Al igual que a través de esa pantalla vemos imágenes de un mundo en el que creemos participar, pero en el que en realidad no participamos, escuchamos discursos a los que no podemos responder. “Ver –vuelvo a Anders– se vuelve voyeurisme (y) escuchar una variante de la obediencia”.
Hay así, en nuestra sencilla experiencia de mirar la “tele”, una pérdida de libertad que –en la posesión del control del aparato que nos genera una sensación de poder y de omnisciencia virtual– no se manifiesta como tal y permite, sin que nos demos cuenta, que profundos núcleos ideológicos nos devoren.
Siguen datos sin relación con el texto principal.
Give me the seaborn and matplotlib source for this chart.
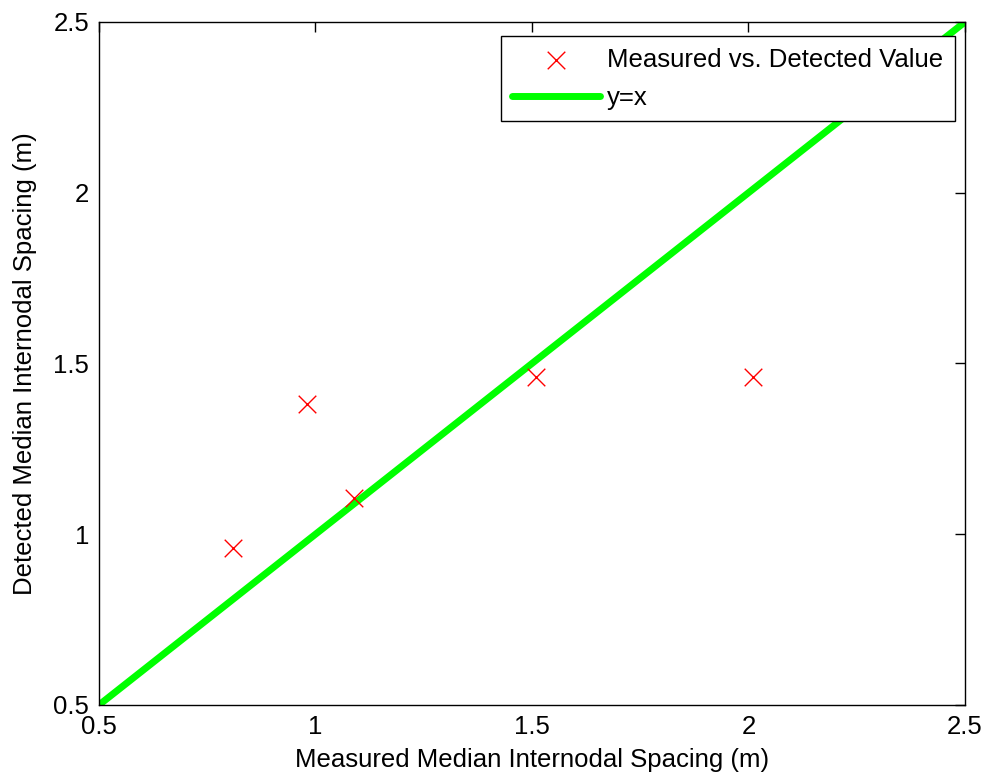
import numpy as np
import pandas as pd
import matplotlib.pyplot as plt
import seaborn as sns

measured = [0.81, 0.98, 1.09, 1.51, 2.01]
detected = [0.96, 1.38, 1.105, 1.46, 1.46]
line_x = [0.5, 2.5]
line_y = [0.5, 2.5]

sns.set_style("white")
plt.rcParams['font.family'] = ['Liberation Sans', 'DejaVu Sans']
plt.rcParams['xtick.direction'] = 'in'
plt.rcParams['ytick.direction'] = 'in'
plt.rcParams['text.color'] = 'black'
plt.rcParams['axes.labelcolor'] = 'black'

df = pd.DataFrame({'measured': measured, 'detected': detected})

fig = plt.figure(figsize=(9.89, 7.8), dpi=100)
ax = fig.add_axes([0.1001, 0.0962, 0.8756, 0.8756])

sns.scatterplot(data=df, x='measured', y='detected', marker='x', color='red',
                s=160, linewidth=1, ax=ax, label='Measured vs. Detected Value', zorder=3)
sns.lineplot(x=line_x, y=line_y, color='#00ff00', linewidth=5, ax=ax, label='y=x', zorder=2)

ax.set_xlim(0.5, 2.5)
ax.set_ylim(0.5, 2.5)
ax.set_xticks([0.5, 1, 1.5, 2, 2.5])
ax.set_yticks([0.5, 1, 1.5, 2, 2.5])
ax.set_xticklabels(['0.5', '1', '1.5', '2', '2.5'])
ax.set_yticklabels(['0.5', '1', '1.5', '2', '2.5'])
ax.tick_params(labelsize=18.5, length=7, width=1, top=True, right=True,
               color='black', labelcolor='black', pad=7)
for s in ax.spines.values():
    s.set_color('black')
    s.set_linewidth(1)
ax.set_xlabel('Measured Median Internodal Spacing (m)', fontsize=18.5, labelpad=7, color='black')
ax.set_ylabel('Detected Median Internodal Spacing (m)', fontsize=18.5, labelpad=12, color='black')

# legend sits on top of the line, like the matlab original
leg = ax.legend(loc='upper right', bbox_to_anchor=(0.9885, 0.9795), borderaxespad=0,
                fontsize=18.5, frameon=True, fancybox=False,
                edgecolor='black', framealpha=1,
                handlelength=3.4, handletextpad=0.3, borderpad=0.45, labelspacing=0.55)
leg.get_frame().set_linewidth(1)
for t in leg.get_texts():
    t.set_color('black')

fig.savefig('out.png', dpi=100)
Sometidos a imágenes aisladas y descontextualizadas, a discursos que no podemos responder, a eslóganes que prometen paraísos, se nos amputa de una representación coherente de una situación, convirtiéndonos en consumidores de expectativas de disfrute.
La lucha electoral de los partidos ha encontrado en la pantalla chica una manera de sustituir la política, es decir, el servicio al bien común, por propuestas publicitarias al servicio de ese mismo consumo. Al ofertar todo tipo de paraísos –más empleos, más hospitales, más escuelas, más viviendas, más carreteras, más desarrollo– y fulminar a los otros partidos que no han cumplido con sus ofertas, se vuelven una extensión del Mercado, otro tipo de publicidad al servicio de un consumo del que el espectador está cada vez más lejos. Sometidos a la espontaneidad mediática, inducidos a ir a las urnas para votar por ellos, nos hacen creer que participamos, al mismo tiempo que nos amputan del trabajo real de la experiencia de la vida política.
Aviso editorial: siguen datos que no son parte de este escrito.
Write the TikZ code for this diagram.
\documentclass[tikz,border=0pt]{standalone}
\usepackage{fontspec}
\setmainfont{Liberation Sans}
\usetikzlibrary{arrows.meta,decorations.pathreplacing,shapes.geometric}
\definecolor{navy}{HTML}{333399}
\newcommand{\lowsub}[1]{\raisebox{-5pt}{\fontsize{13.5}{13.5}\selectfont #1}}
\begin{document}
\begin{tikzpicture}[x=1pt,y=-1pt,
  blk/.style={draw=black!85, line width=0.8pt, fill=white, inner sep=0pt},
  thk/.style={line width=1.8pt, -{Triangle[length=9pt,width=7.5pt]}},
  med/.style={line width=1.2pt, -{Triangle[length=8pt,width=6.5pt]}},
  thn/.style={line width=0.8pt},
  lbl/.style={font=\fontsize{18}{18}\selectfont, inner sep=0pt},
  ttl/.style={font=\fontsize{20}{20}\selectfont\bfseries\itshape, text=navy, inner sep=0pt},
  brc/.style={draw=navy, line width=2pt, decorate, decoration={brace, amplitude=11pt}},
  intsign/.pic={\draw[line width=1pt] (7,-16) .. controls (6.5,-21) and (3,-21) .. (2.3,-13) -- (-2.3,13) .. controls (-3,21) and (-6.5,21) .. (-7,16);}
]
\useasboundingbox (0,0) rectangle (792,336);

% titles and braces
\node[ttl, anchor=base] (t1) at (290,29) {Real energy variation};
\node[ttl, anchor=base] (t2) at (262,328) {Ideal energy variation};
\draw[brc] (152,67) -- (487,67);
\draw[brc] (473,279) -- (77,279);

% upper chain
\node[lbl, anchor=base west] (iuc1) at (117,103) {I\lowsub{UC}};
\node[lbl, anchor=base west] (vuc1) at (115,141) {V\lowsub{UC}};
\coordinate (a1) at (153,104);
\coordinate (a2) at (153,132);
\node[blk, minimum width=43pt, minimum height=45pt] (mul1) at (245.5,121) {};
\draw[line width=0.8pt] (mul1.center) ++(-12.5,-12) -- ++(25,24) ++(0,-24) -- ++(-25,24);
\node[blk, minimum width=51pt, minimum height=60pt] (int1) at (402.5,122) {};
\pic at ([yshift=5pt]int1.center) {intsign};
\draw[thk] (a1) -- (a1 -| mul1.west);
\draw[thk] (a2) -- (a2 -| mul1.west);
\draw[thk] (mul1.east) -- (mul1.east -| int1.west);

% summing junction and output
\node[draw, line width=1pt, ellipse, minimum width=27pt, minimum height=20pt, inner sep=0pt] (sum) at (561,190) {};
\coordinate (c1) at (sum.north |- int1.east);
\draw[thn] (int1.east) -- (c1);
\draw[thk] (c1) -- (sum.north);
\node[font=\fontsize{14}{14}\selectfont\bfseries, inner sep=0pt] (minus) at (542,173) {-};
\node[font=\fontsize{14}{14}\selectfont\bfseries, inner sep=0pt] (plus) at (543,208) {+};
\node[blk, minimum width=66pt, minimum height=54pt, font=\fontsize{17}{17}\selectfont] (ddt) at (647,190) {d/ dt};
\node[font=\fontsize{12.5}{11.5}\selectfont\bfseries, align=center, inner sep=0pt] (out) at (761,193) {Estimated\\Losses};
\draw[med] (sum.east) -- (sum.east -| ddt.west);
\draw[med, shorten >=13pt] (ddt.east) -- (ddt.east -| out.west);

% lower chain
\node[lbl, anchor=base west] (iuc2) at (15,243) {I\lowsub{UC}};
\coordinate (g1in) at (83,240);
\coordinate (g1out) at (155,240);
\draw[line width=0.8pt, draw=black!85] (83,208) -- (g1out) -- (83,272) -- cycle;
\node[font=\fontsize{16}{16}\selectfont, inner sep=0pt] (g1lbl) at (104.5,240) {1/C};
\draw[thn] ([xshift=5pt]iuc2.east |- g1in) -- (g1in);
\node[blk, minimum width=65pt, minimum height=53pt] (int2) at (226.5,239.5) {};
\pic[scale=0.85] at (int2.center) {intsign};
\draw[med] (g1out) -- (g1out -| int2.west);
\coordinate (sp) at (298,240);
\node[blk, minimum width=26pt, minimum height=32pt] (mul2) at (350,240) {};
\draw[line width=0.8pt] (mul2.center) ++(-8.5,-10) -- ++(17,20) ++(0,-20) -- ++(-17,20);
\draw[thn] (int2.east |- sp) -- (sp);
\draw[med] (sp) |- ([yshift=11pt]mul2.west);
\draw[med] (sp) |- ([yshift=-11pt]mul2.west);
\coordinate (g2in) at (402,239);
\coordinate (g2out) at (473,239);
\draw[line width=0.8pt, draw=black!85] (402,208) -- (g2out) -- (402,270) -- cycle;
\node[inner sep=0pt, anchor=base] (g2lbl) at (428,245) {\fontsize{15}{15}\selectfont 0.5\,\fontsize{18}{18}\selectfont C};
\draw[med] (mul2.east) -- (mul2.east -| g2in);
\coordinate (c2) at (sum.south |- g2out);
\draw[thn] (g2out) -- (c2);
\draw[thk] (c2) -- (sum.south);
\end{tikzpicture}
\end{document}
Desde ese momento, el concepto clásico de la verdad como adecuación se invierte: el mundo que llega a nosotros, a través de la televisión, nos constriñe a la posición de consumidores de promesas que un día, cuando se realicen, satisfarán las necesidades inventadas por las instituciones y el mercado. Sin embargo, al igual que el mundo cocinado, el de la belleza eterna, el del auto al alcance de la mano, etcétera, es un fantasma que se impone como realidad, el mundo de las ofertas partidistas lo es también. Creemos participar de ellas cuando en realidad ellas, al despojarnos de nuestro quehacer político, nos hacen sus esclavos.
Si el país está descompuesto, si estamos sometidos a una guerra de todos contra todos, al crecimiento del crimen, a movilizaciones sociales y a descontentos contra el Estado y los partidos, es porque el consumo que la televisión no cesa de fabricar y prometer está cada vez más lejos del alcance de todos. La descomposición que ahora vivimos es la confirmación de la ficción que el consumo televisivo nos ha impuesto y que los partidos siguen ofertando, alejándose cada vez más de la posibilidad de satisfacerlos. Los ciudadanos, amputados de su capacidad de vivir de manera autónoma, es decir, en una relación proporcional entre las necesidades reales y su producción; sometidos, en su ocio, a la creación de necesidades cada vez más grandes y a su imposibilidad de satisfacerlas, se mueven en la desesperación y el hartazgo. Sus demandas son las de un consumidor insatisfecho, es decir, de un hombre que gracias a la televisión ha aprendido a amar profundamente sus cadenas y quiere que los partidos que ofertan estúpidamente soluciones las hagan realidad.
Además opino que hay que respetar los Acuerdos de San Andrés, liberar a todos los zapatistas presos, derruir el Costco-CM del Casino de la Selva, esclarecer los crímenes de las asesinadas de Juárez, sacar a la Minera San Xavier del Cerro de San Pedro, liberar a los presos de Atenco y de la APPO, y hacer que Ulises Ruiz salga de Oaxaca.